Galatians 6:14 (NKJV)
‘But God forbid that I should boast except in the cross of our Lord Jesus Christ, by whom the world has been crucified to me, and I to the world.’
Boasting is evil. That thing within man that keeps talking about what he has done and what he has achieved, is evil. I feel disgusted when I catch myself boasting or when I hear someone boasting in whatsoever they’ve done or achieved or in who they are or where they are coming from. It just smells so wrong and so offensive. Why does man delight in bragging and making himself feel so important? Why is there within man, this strong desire to be seen as special and different and better than others? All such boasting is evil for the roots of such things are the sinful nature of man who wants to sit at the center of the life of man, taking the glory that is due to God. That is what makes boasting despicable.
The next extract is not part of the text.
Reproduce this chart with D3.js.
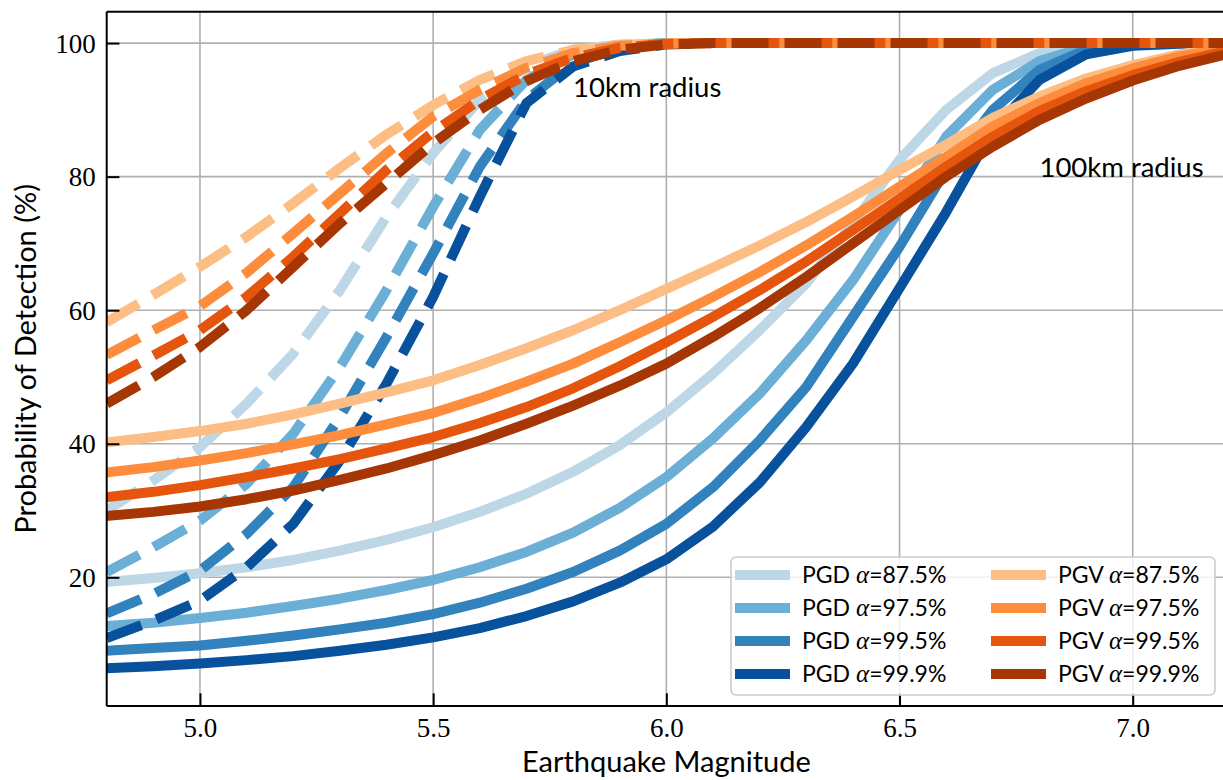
<!DOCTYPE html>
<html>
<head>
<meta charset="utf-8">
<script src="https://cdn.jsdelivr.net/npm/d3@7"></script>
<style>
  html, body { margin: 0; padding: 0; background: #fff; }
  svg { display: block; }
</style>
</head>
<body>
<div id="chart"></div>
<script>
// ---------------- DATA ----------------
const magnitudes = [4.8,4.9,5.0,5.1,5.2,5.3,5.4,5.5,5.6,5.7,5.8,5.9,6.0,6.1,6.2,6.3,6.4,6.5,6.6,6.7,6.8,6.9,7.0,7.1,7.2];

const seriesNames = ["PGD α=87.5%","PGD α=97.5%","PGD α=99.5%","PGD α=99.9%","PGV α=87.5%","PGV α=97.5%","PGV α=99.5%","PGV α=99.9%"];
const seriesColors = ["#bdd7e7","#6baed6","#3182bd","#08519c","#fdbe85","#fd8d3c","#e6550d","#a63603"];

// 100 km radius (solid)
const pgd875_100 = [19.3,19.9,20.6,21.5,22.6,24.0,25.6,27.5,29.8,32.5,35.8,39.8,44.7,50.5,57.0,64.0,73.0,82.5,90.0,95.5,98.5,99.7,100,100,100];
const pgd975_100 = [12.7,13.2,13.9,14.7,15.7,16.8,18.1,19.6,21.5,23.8,26.7,30.4,35.0,40.8,47.5,55.5,64.5,75.0,86.0,93.0,97.3,99.4,100,100,100];
const pgd995_100 = [9.0,9.4,9.8,10.5,11.3,12.2,13.2,14.5,16.2,18.3,20.8,24.0,28.0,33.5,40.5,48.5,59.0,69.5,81.0,90.0,96.0,99.0,99.9,100,100];
const pgd999_100 = [6.4,6.7,7.1,7.6,8.2,9.0,9.9,11.0,12.4,14.2,16.4,19.2,22.7,27.6,34.2,42.5,52.0,63.3,74.7,87.0,94.5,98.3,99.6,99.9,100];
const pgv875_100 = [40.2,41.0,41.9,43.0,44.4,46.0,47.7,49.5,51.8,54.3,57.0,60.0,63.2,66.4,69.7,73.2,77.0,81.0,84.8,88.8,92.0,94.7,96.7,98.3,99.4];
const pgv975_100 = [35.7,36.5,37.5,38.6,39.9,41.3,42.9,44.6,46.8,49.3,52.0,55.2,58.5,62.0,65.7,69.7,74.0,78.5,83.0,87.5,91.0,94.0,96.2,98.0,99.2];
const pgv995_100 = [32.0,32.8,33.8,35.0,36.3,37.7,39.3,41.0,43.1,45.5,48.3,51.6,55.2,59.0,63.0,67.3,72.0,76.7,81.5,86.0,89.8,92.8,95.2,97.2,98.8];
const pgv999_100 = [29.2,29.8,30.6,31.7,33.0,34.6,36.3,38.3,40.5,43.0,45.7,48.7,52.0,56.0,60.3,65.0,70.0,75.0,80.0,84.5,88.5,91.7,94.4,96.6,98.3];

// 10 km radius (dashed)
const pgd875_10 = [30.0,34.5,39.5,46.0,53.5,63.0,74.0,83.5,91.5,96.5,99.0,99.8,100,100,100,100,100,100,100,100,100,100,100,100,100];
const pgd975_10 = [20.8,24.5,28.5,34.0,41.5,51.5,63.0,75.5,87.0,94.5,98.3,99.6,100,100,100,100,100,100,100,100,100,100,100,100,100];
const pgd995_10 = [14.6,17.5,21.0,26.5,33.5,44.0,56.0,68.5,81.5,91.5,97.0,99.3,99.9,100,100,100,100,100,100,100,100,100,100,100,100];
const pgd999_10 = [10.9,13.5,16.5,21.5,28.0,37.5,49.0,62.0,77.0,91.0,96.5,98.8,99.8,100,100,100,100,100,100,100,100,100,100,100,100];
const pgv875_10 = [58.2,62.3,66.5,71.0,76.0,81.3,86.3,90.7,94.5,97.3,99.0,99.7,100,100,100,100,100,100,100,100,100,100,100,100,100];
const pgv975_10 = [53.3,57.0,60.6,65.6,71.5,77.5,83.5,89.0,93.0,96.3,98.5,99.6,99.9,100,100,100,100,100,100,100,100,100,100,100,100];
const pgv995_10 = [49.5,53.2,57.0,62.0,68.0,74.5,81.0,86.7,91.5,95.3,97.8,99.3,99.9,100,100,100,100,100,100,100,100,100,100,100,100];
const pgv999_10 = [46.0,50.0,54.5,60.0,66.5,73.0,79.0,85.0,90.0,94.3,97.3,99.0,99.8,100,100,100,100,100,100,100,100,100,100,100,100];

const solidSeries = [pgd875_100,pgd975_100,pgd995_100,pgd999_100,pgv875_100,pgv975_100,pgv995_100,pgv999_100];
const dashedSeries = [pgd875_10,pgd975_10,pgd995_10,pgd999_10,pgv875_10,pgv975_10,pgv995_10,pgv999_10];

const xTickValues = [5.0,5.5,6.0,6.5,7.0];
const xTickLabels = ["5.0","5.5","6.0","6.5","7.0"];
const yTickValues = [20,40,60,80,100];
const yTickLabels = ["20","40","60","80","100"];
const xDomain = [4.8, 7.2];
const yDomain = [0.73, 104.7];

const annotations = [
  {text: "10km radius", x: 5.8, y: 92},
  {text: "100km radius", x: 6.8, y: 80}
];

// ---------------- LAYOUT ----------------
(function () {
const W = 1223, H = 780;
const pL = 106.7, pR = 1226, pT = 11.7, pB = 706;

const svg = d3.select("#chart").append("svg")
  .attr("width", W).attr("height", H)
  .attr("viewBox", `0 0 ${W} ${H}`);

const x = d3.scaleLinear().domain(xDomain).range([pL, pR]);
const y = d3.scaleLinear().domain(yDomain).range([pB, pT]);

svg.append("defs").append("clipPath").attr("id", "plotclip")
  .append("rect").attr("x", pL).attr("y", pT)
  .attr("width", pR - pL).attr("height", pB - pT);

// grid
const grid = svg.append("g");
grid.selectAll("line.gx").data(xTickValues).enter().append("line")
  .attr("x1", d => x(d)).attr("x2", d => x(d))
  .attr("y1", pT).attr("y2", pB)
  .attr("stroke", "#b0b0b0").attr("stroke-width", 1.6);
grid.selectAll("line.gy").data(yTickValues).enter().append("line")
  .attr("x1", pL).attr("x2", pR)
  .attr("y1", d => y(d)).attr("y2", d => y(d))
  .attr("stroke", "#b0b0b0").attr("stroke-width", 1.6);

// lines
const lineGen = d3.line().x((d, i) => x(magnitudes[i])).y(d => y(d));
const linesG = svg.append("g").attr("clip-path", "url(#plotclip)");
const LW = 10;
seriesNames.forEach((name, k) => {
  linesG.append("path")
    .datum(dashedSeries[k])
    .attr("d", lineGen)
    .attr("fill", "none")
    .attr("stroke", seriesColors[k])
    .attr("stroke-width", LW)
    .attr("stroke-dasharray", "37,16")
    .attr("stroke-linecap", "butt")
    .attr("stroke-linejoin", "round");
  linesG.append("path")
    .datum(solidSeries[k])
    .attr("d", lineGen)
    .attr("fill", "none")
    .attr("stroke", seriesColors[k])
    .attr("stroke-width", LW)
    .attr("stroke-linecap", "square")
    .attr("stroke-linejoin", "round");
});

// axes (inward ticks)
const xAxis = d3.axisBottom(x).tickValues(xTickValues)
  .tickFormat((d, i) => xTickLabels[i]).tickSizeInner(-12.7).tickSizeOuter(0);
const yAxis = d3.axisLeft(y).tickValues(yTickValues)
  .tickFormat((d, i) => yTickLabels[i]).tickSizeInner(-12.7).tickSizeOuter(0);

const gx = svg.append("g").attr("transform", `translate(0,${pB})`).call(xAxis);
const gy = svg.append("g").attr("transform", `translate(${pL},0)`).call(yAxis);
[gx, gy].forEach(g => {
  g.select(".domain").remove();
  g.selectAll(".tick line").attr("stroke", "#000").attr("stroke-width", 2);
  g.selectAll(".tick text")
    .attr("font-family", "'Liberation Serif', 'DejaVu Serif', serif")
    .attr("font-size", 27).attr("fill", "#000");
});
gx.selectAll(".tick text").attr("y", 31).attr("dy", null);
gy.selectAll(".tick text").attr("x", -11).attr("dy", "0.34em");

// spines
const spines = svg.append("g").attr("stroke", "#000").attr("stroke-width", 2).attr("fill", "none");
spines.append("line").attr("x1", pL).attr("x2", pL).attr("y1", pT).attr("y2", pB);
spines.append("line").attr("x1", pL).attr("x2", pR).attr("y1", pB).attr("y2", pB);
spines.append("line").attr("x1", pL).attr("x2", pR).attr("y1", pT).attr("y2", pT);
spines.append("line").attr("x1", pR).attr("x2", pR).attr("y1", pT).attr("y2", pB);

// axis labels
svg.append("text")
  .attr("x", (pL + pR) / 2).attr("y", 772)
  .attr("text-anchor", "middle")
  .attr("font-family", "Lato, 'Open Sans', sans-serif")
  .attr("font-size", 29).attr("fill", "#000")
  .text("Earthquake Magnitude");
svg.append("text")
  .attr("transform", `translate(36,${(pT + pB) / 2}) rotate(-90)`)
  .attr("text-anchor", "middle")
  .attr("font-family", "Lato, 'Open Sans', sans-serif")
  .attr("font-size", 29).attr("fill", "#000")
  .text("Probability of Detection (%)");

// annotations
svg.selectAll("text.annot").data(annotations).enter().append("text")
  .attr("class", "annot")
  .attr("x", d => x(d.x)).attr("y", d => y(d.y))
  .attr("font-family", "Lato, 'Open Sans', sans-serif")
  .attr("font-size", 27.5).attr("fill", "#000")
  .text(d => d.text);

// legend
const legend = svg.append("g");
legend.append("rect")
  .attr("x", 731).attr("y", 557).attr("width", 484).attr("height", 138)
  .attr("rx", 5).attr("ry", 5)
  .attr("fill", "rgba(255,255,255,0.8)")
  .attr("stroke", "#cccccc").attr("stroke-width", 1.6);
const rowY = [575, 608, 641, 674];
const colX = [735, 991];
seriesNames.forEach((name, k) => {
  const col = Math.floor(k / 4), row = k % 4;
  const hx = colX[col], hy = rowY[row];
  legend.append("line")
    .attr("x1", hx).attr("x2", hx + 55)
    .attr("y1", hy).attr("y2", hy)
    .attr("stroke", seriesColors[k]).attr("stroke-width", LW);
  const parts = name.split("α");
  const t = legend.append("text")
    .attr("x", hx + 67).attr("y", hy + 8)
    .attr("font-family", "Lato, 'Open Sans', sans-serif")
    .attr("font-size", 23).attr("fill", "#000");
  t.append("tspan").text(parts[0]);
  t.append("tspan")
    .attr("font-family", "'Liberation Serif', 'DejaVu Serif', serif")
    .attr("font-style", "italic").attr("font-size", 25)
    .text("α");
  t.append("tspan").text(parts[1]);
});
})();
</script>
</body>
</html>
But boasting can be turned around for God. Boasting can become the instrument of self-renunciation, if we constantly boast of our nothingness. Boasting can be of value when the reason for the boast is God Himself. Imagine what it’ll be like if all our boastings is about God. It will show forth the work of the cross as we repeatedly refuse to boast. Once I choose not to boast in the flesh but give all praise to God, I am boasting in the cross because I am validating the work of the cross in crucifying the lust of the flesh and the desires of the world. The world system has no power over me. I have crossed over from the realm of the worldly to the world of the spirit, even by the work of the cross. This is my boast: that the cross has killed me and separated me from the desire to boast in anything but God’s work in me.
‘I am totally nothing. I am less than nothing. I am not fit to lift up my voice to utter a single word of praise to myself. What can I speak of myself outside of Christ? I would be utterly despicable to even imagine myself having any form of goodness to boast of outside of the work of the cross. So Lord, keep me despicable in my own eyes and help me see the cross of Jesus as the only reason for my value in life. And by this cross, teach me to reject and despise any form of human boasting or any sense of worldly bragging; for failure to reject such would be totally evil of me in the crudest of senses. Amen.’